US steel capacity utilization crossed the 78% threshold for the first time since Q1 2024, reflecting the tightening domestic supply-demand balance. The American Iron and Steel Institute (AISI) reported that raw steel production for the week ending June 20 reached 1.82 million net tons, with capacity utilization at 78.2%, up from 77.1% the prior week.
The supply response to higher prices has been swift. Nucor Corporation announced on June 24 that it will restart its Electric Arc Furnace (EAF) at the Berkeley County facility in South Carolina, which has an annual capacity of 1.2 million tons. The mill will supply hot rolled, cold rolled, and galvanized products. Nucor expects first steel from the restart in August 2026.

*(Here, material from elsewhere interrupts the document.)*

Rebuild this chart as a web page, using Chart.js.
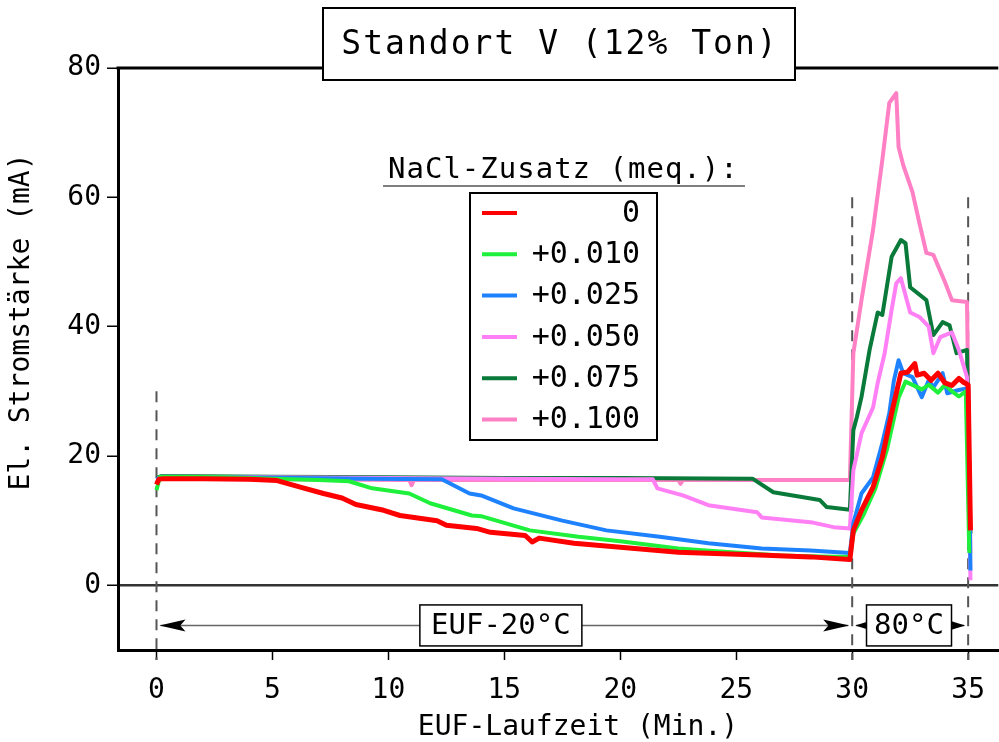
<!DOCTYPE html>
<html>
<head>
<meta charset="utf-8">
<script src="https://cdn.jsdelivr.net/npm/chart.js@4"></script>
<style>
  html, body { margin: 0; padding: 0; background: #fff; }
  #wrap { width: 999px; height: 742px; overflow: hidden; }
</style>
</head>
<body>
<div id="wrap"><canvas id="c"></canvas></div>
<script>
const mono = "'DejaVu Sans Mono', 'Liberation Mono', monospace";

const xTicks = [0, 5, 10, 15, 20, 25, 30, 35];
const yTicks = [0, 20, 40, 60, 80];
const nacl   = ["0", "+0.010", "+0.025", "+0.050", "+0.075", "+0.100"];
const colors = ["#ff0000", "#1ef03c", "#1e82ff", "#ff80f4", "#0a7a3a", "#ff80c4"];

// Laufzeit (min) / Stromstärke (mA) per NaCl-Zusatz
const t0 = [0, 0.1, 0.3, 2, 4, 5.2, 6.2, 7.2, 8.0, 8.6, 9.8, 10.5, 12.1, 12.5, 13.8, 14.4, 15.9, 16.2, 16.5, 18, 20, 22.5, 26, 28.2, 29.9,
            30.05, 30.4, 30.9, 31.3, 31.7, 32.1, 32.4, 32.7, 32.8, 33.1, 33.4, 33.7, 34.0, 34.3, 34.6, 34.8, 35.0, 35.1];
const v0 = [15.6, 16.4, 16.5, 16.5, 16.4, 16.2, 15.2, 14.2, 13.5, 12.5, 11.6, 10.8, 10.0, 9.3, 8.8, 8.2, 7.7, 6.7, 7.3, 6.5, 5.9, 5.1, 4.7, 4.4, 4.0,
            8.5, 11.6, 15.2, 19.8, 26.6, 32.8, 33.0, 34.3, 32.5, 32.8, 31.7, 32.8, 31.3, 30.9, 32.0, 31.4, 31.0, 8.5];

const t1 = [0, 0.15, 0.4, 3, 5, 7, 8.3, 9.3, 10.9, 11.8, 13.6, 14.0, 16.1, 18.2, 20, 22.5, 24, 26.9, 28, 29.9,
            30.05, 30.5, 31.0, 31.5, 32.0, 32.3, 32.6, 33.0, 33.3, 33.7, 34.0, 34.3, 34.6, 34.9, 35.05];
const v1 = [14.7, 16.8, 16.8, 16.7, 16.5, 16.3, 16.1, 15.0, 14.2, 12.7, 10.8, 10.7, 8.5, 7.5, 6.8, 5.7, 5.3, 4.6, 4.5, 4.4,
            8.0, 11.0, 15.0, 21.0, 29.0, 31.5, 31.0, 30.3, 31.0, 29.8, 31.0, 30.0, 29.2, 30.0, 5.0];

const t2 = [0, 0.2, 3, 6, 9, 12.3, 13.5, 14.0, 15.4, 17.5, 19.4, 21.7, 23.8, 26.1, 28.2, 29.9,
            30.05, 30.4, 30.9, 31.3, 31.6, 31.8, 32.0, 32.2, 32.6, 33.0, 33.3, 33.5, 33.9, 34.1, 34.6, 35.0, 35.1];
const v2 = [16.4, 16.8, 16.7, 16.6, 16.5, 16.4, 14.2, 13.9, 11.9, 10.0, 8.5, 7.5, 6.5, 5.7, 5.4, 5.0,
            9.6, 14.2, 16.7, 22.0, 26.6, 31.7, 34.8, 32.8, 32.2, 29.1, 31.7, 30.6, 32.8, 29.7, 30.2, 30.5, 2.3];

const t3 = [0, 0.2, 5, 10, 15, 20, 21.4, 21.6, 22.7, 23.8, 25.9, 26.1, 28.3, 29.2, 29.9,
            30.05, 30.4, 30.9, 31.1, 31.4, 31.7, 31.9, 32.1, 32.5, 32.9, 33.3, 33.5, 33.8, 34.3, 34.6, 34.95, 35.1];
const v3 = [16.4, 16.8, 16.7, 16.6, 16.5, 16.4, 16.4, 15.0, 13.9, 12.4, 11.3, 10.5, 9.7, 9.0, 8.8,
            17.8, 23.5, 27.5, 31.3, 35.9, 42.6, 46.7, 47.5, 42.2, 41.5, 40.0, 35.9, 38.4, 39.1, 36.4, 32.2, 0.8];

const t4 = [0, 0.2, 5, 10, 15, 20, 25.7, 26.6, 28.6, 28.9, 29.9,
            30.05, 30.2, 30.4, 30.75, 31.1, 31.3, 31.7, 32.1, 32.3, 32.5, 33.2, 33.5, 33.9, 34.2, 34.5, 34.95, 35.1];
const v4 = [16.6, 16.9, 16.8, 16.7, 16.6, 16.6, 16.5, 14.4, 13.2, 12.1, 11.7,
            24.0, 26.0, 29.1, 36.4, 42.2, 41.8, 50.8, 53.4, 52.9, 46.1, 44.1, 38.7, 40.7, 40.2, 35.9, 36.4, 8.0];

const t5 = [0, 0.2, 5, 10.9, 11.0, 11.1, 16, 22.5, 22.6, 22.7, 26, 29.9,
            30.05, 30.4, 30.9, 31.3, 31.6, 31.9, 32.0, 32.2, 32.6, 32.9, 33.2, 33.5, 34.0, 34.3, 34.95, 35.1];
const v5 = [16.3, 16.5, 16.4, 16.3, 15.5, 16.3, 16.3, 16.3, 15.7, 16.3, 16.3, 16.3,
            35.9, 44.1, 55.0, 65.8, 74.6, 76.1, 67.8, 65.0, 60.8, 56.0, 51.4, 51.1, 46.9, 44.1, 43.8, 5.0];

const times  = [t0, t1, t2, t3, t4, t5];
const values = [v0, v1, v2, v3, v4, v5];

const datasets = nacl.map((lab, i) => ({
  label: lab,
  data: times[i].map((t, k) => ({ x: t, y: values[i][k] })),
  borderColor: colors[i],
  backgroundColor: colors[i],
  borderWidth: i === 0 ? 5 : 4,
  pointRadius: 0,
  tension: 0,
  borderJoinStyle: "round"
}));

function arrowHead(ctx, x, y, dir, len, half) {
  ctx.beginPath();
  ctx.moveTo(x, y);
  ctx.lineTo(x - dir * len, y - half);
  ctx.lineTo(x - dir * len * 0.8, y);
  ctx.lineTo(x - dir * len, y + half);
  ctx.closePath();
  ctx.fill();
}

function textBox(ctx, cx, cy, w, h, txt, size) {
  ctx.fillStyle = "#fff";
  ctx.fillRect(cx - w / 2, cy - h / 2, w, h);
  ctx.strokeStyle = "#000";
  ctx.lineWidth = 1.5;
  ctx.strokeRect(cx - w / 2, cy - h / 2, w, h);
  ctx.fillStyle = "#000";
  ctx.font = size + "px " + mono;
  ctx.textAlign = "center";
  ctx.textBaseline = "middle";
  ctx.fillText(txt, cx, cy + 1);
}

const deco = {
  id: "deco",
  beforeDatasetsDraw(chart) {
    const { ctx, scales: { x, y }, chartArea: a } = chart;
    ctx.save();
    ctx.strokeStyle = "#555";
    ctx.lineWidth = 2;
    ctx.setLineDash([11, 8]);
    [[0, 30], [30, 60], [35, 60]].forEach(([t, top]) => {
      const px = x.getPixelForValue(t);
      ctx.beginPath();
      ctx.moveTo(px, y.getPixelForValue(top));
      ctx.lineTo(px, a.bottom + 10);
      ctx.stroke();
    });
    ctx.restore();
  },
  afterDraw(chart) {
    const { ctx, scales: { x, y }, chartArea: a } = chart;
    ctx.save();

    // top frame line
    ctx.strokeStyle = "#000";
    ctx.lineWidth = 3;
    ctx.beginPath();
    ctx.moveTo(a.left - 1.5, a.top);
    ctx.lineTo(a.right, a.top);
    ctx.stroke();

    // title box
    ctx.fillStyle = "#fff";
    ctx.fillRect(323, 8, 472, 72);
    ctx.lineWidth = 2;
    ctx.strokeRect(323, 8, 472, 72);
    ctx.fillStyle = "#000";
    ctx.font = "33px " + mono;
    ctx.letterSpacing = "2px";
    ctx.textAlign = "center";
    ctx.textBaseline = "middle";
    ctx.fillText("Standort V (12% Ton)", 560, 45);

    // legend
    ctx.font = "29px " + mono;
    ctx.letterSpacing = "1px";
    ctx.textAlign = "left";
    ctx.fillText("NaCl-Zusatz (meq.):", 388, 170);
    ctx.letterSpacing = "0px";
    ctx.strokeStyle = "#555";
    ctx.lineWidth = 1.5;
    ctx.beginPath();
    ctx.moveTo(383, 186);
    ctx.lineTo(745, 186);
    ctx.stroke();
    ctx.fillStyle = "#fff";
    ctx.fillRect(470, 193, 187, 247);
    ctx.strokeStyle = "#000";
    ctx.lineWidth = 2;
    ctx.strokeRect(470, 193, 187, 247);
    chart.data.datasets.forEach((ds, i) => {
      const ry = 213 + i * 41.3;
      ctx.strokeStyle = ds.borderColor;
      ctx.lineWidth = 4;
      ctx.beginPath();
      ctx.moveTo(482, ry);
      ctx.lineTo(517, ry);
      ctx.stroke();
      ctx.fillStyle = "#000";
      ctx.font = "30px " + mono;
      ctx.textAlign = "right";
      ctx.fillText(ds.label, 640, ry + 1);
    });

    // phase arrows
    const ay = y.getPixelForValue(-6.2);
    const p0 = x.getPixelForValue(0), p30 = x.getPixelForValue(30), p35 = x.getPixelForValue(35);
    ctx.strokeStyle = "#666";
    ctx.lineWidth = 1.5;
    ctx.beginPath();
    ctx.moveTo(p0 + 4, ay);
    ctx.lineTo(p30 - 4, ay);
    ctx.moveTo(p30 + 4, ay);
    ctx.lineTo(p35 - 4, ay);
    ctx.stroke();
    ctx.fillStyle = "#000";
    arrowHead(ctx, p0 + 3, ay, -1, 26, 6);
    arrowHead(ctx, p30 - 3, ay, 1, 26, 6);
    arrowHead(ctx, p30 + 3, ay, -1, 16, 5);
    arrowHead(ctx, p35 - 3, ay, 1, 16, 5);
    textBox(ctx, x.getPixelForValue(14.85), ay, 162, 41, "EUF-20°C", 29);
    textBox(ctx, x.getPixelForValue(32.45), ay, 85, 41, "80°C", 29);

    // axis titles
    ctx.fillStyle = "#000";
    ctx.font = "28px " + mono;
    ctx.textAlign = "center";
    ctx.textBaseline = "middle";
    ctx.fillText("EUF-Laufzeit (Min.)", 578, 728);
    ctx.translate(22, 322);
    ctx.rotate(-Math.PI / 2);
    ctx.fillText("El. Stromstärke (mA)", 0, 0);
    ctx.restore();
  }
};

new Chart(document.getElementById("c"), {
  type: "line",
  data: { datasets },
  plugins: [deco],
  options: {
    responsive: true,
    maintainAspectRatio: false,
    animation: false,
    events: [],
    layout: { padding: { top: 68, left: 0, right: 0, bottom: 0 } },
    plugins: { legend: { display: false }, tooltip: { enabled: false } },
    scales: {
      x: {
        type: "linear", min: -1.66, max: 36.3,
        afterBuildTicks: s => { s.ticks = xTicks.map(v => ({ value: v })); },
        afterFit: s => { s.height = 92; },
        grid: { drawOnChartArea: false, drawTicks: true, tickLength: 10, tickColor: "#000", tickWidth: 1.5 },
        border: { color: "#000", width: 3 },
        ticks: { color: "#000", font: { family: mono, size: 28 }, padding: 14, maxRotation: 0, autoSkip: false }
      },
      y: {
        type: "linear", min: -10, max: 80,
        afterBuildTicks: s => { s.ticks = yTicks.map(v => ({ value: v })); },
        afterFit: s => { s.width = 118; },
        grid: {
          color: c => (c.tick && c.tick.value === 0 ? "#333" : "rgba(0,0,0,0)"),
          lineWidth: 2.5, drawTicks: true, tickLength: 11, tickColor: "#000", tickWidth: 1.5
        },
        border: { color: "#000", width: 3 },
        ticks: { color: "#000", font: { family: mono, size: 28 }, padding: 6 }
      }
    }
  }
});
</script>
</body>
</html>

US Steel Corporation is following suit. The company confirmed plans to restart the Granite City Works blast furnace in Illinois, targeting Q3 2026. Granite City has a capacity of approximately 1.5 million tons per year, primarily producing hot rolled coil. US Steel management noted that the restart decision was based on improving market conditions and customer demand.
These restarts add approximately 250,000 tons per month to the domestic market from August onward. Combined with existing operating capacity, this should be sufficient to moderate the current pricing pressure — but the timing has a 6-8 week lag. In the near term, the market remains tight, with lead times for new HRC orders extending to 5-7 weeks from 3-4 weeks in April.
The supply addition is meaningful in the context of the import reduction. The Mexico import restriction removes roughly 300,000 tons per month from the import channel, while the mill restarts add 250,000 tons per month. The net effect is a small but persistent supply deficit that will keep prices elevated through Q3 2026.
The cost structure for domestic EAF mills is favorable. Scrap steel prices remain contained at $380-400/ton, and electricity costs have moderated with lower natural gas prices. The spread between HRC selling prices and EAF production costs has widened to approximately $350/ton, well above the $200-250 range that EAF mills target for healthy margins. This margin environment incentivizes further capacity restarts if utilization remains above 78%.
The mill restarts are positive for the medium-term price outlook — new supply arrives in 6-8 weeks. For Q3 procurement: the market will remain tight through August. For Q4 and beyond: the supply additions and import restriction impact should roughly offset, with prices settling in the $1,050-$1,150 range. Lock in Q4 volumes now if you can get $1,100/ton or below.